After several similar bills failed in past years, Senate Majority Leader Mark Scheffel, R-Parker, and Sen. Jessie Ulibarri, D-Commerce City, joined together in a bipartisan, albeit still contentious effort, and introduced Senate Bill 177, along with House co-sponsors Reps. Brian DelGrosso, R-Loveland, and Jonathan Singer, D-Loveland.
The bill aims to spur growth of affordable, multifamily housing by curbing legal action. Much of this litigation is initiated when a homeowner discovers deficiencies in design or construction that may have resulted from negligence or poor workmanship on the builder’s part. Proponents argue that a flood of lawsuits due to Colorado’s overly unbalanced, pro-consumer stance in this matter has caused builders and developers consternation, scaring them away from investing in new housing projects that would otherwise have been affordable for middle-class families.
As a result, homebuilders claim they are forced to hand down skyrocketing insurance costs, which protect them against these sometimes excessive legal actions, to aspiring homeowners. First-time homebuyers and seniors, who may be looking to downsize from larger single-family homes, are included in that mix.
Some critics point out the bill is not the way to go about increasing affordable housing, saying the introduced legislation would deal a hefty blow to a homeowner’s right to obtain a legal resolution to shoddy construction and would do little to turn the tide on the housing market problem.
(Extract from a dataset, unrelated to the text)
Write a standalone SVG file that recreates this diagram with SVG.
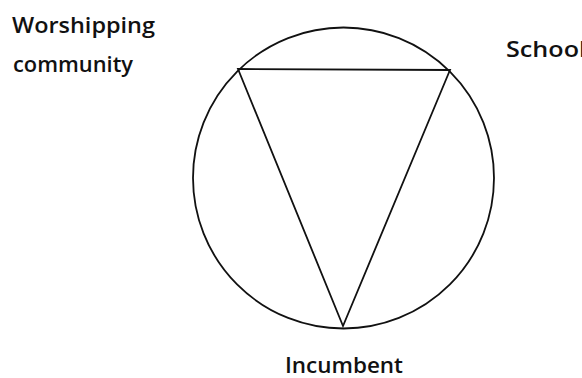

But the Scheffel/Ulibarri proposal argues that so-called Alternative Dispute Resolution through a mediator might well be a less time-consuming and cheaper way to deal with construction defects while still carrying enough legal weight to provide homeowners with solid protections.
Additionally, for homeowner associations, the bill requires a majority vote of all homeowners within an association before any such organization can move forward with legal action.
At a news conference at the Yale RTD Light Rail station following the bill’s introduction Tuesday, Ulibarri called the proposal a “once-in-a-generation opportunity to build affordable housing” and a direct answer to a shortage in supply of condos and townhomes. This language reflected his Republican co-sponsor’s sentiment.
“We know that there are people trying to get into these products, but they are simply not available,” Scheffel said. “The current law has a defect, and we are going to do something about that.”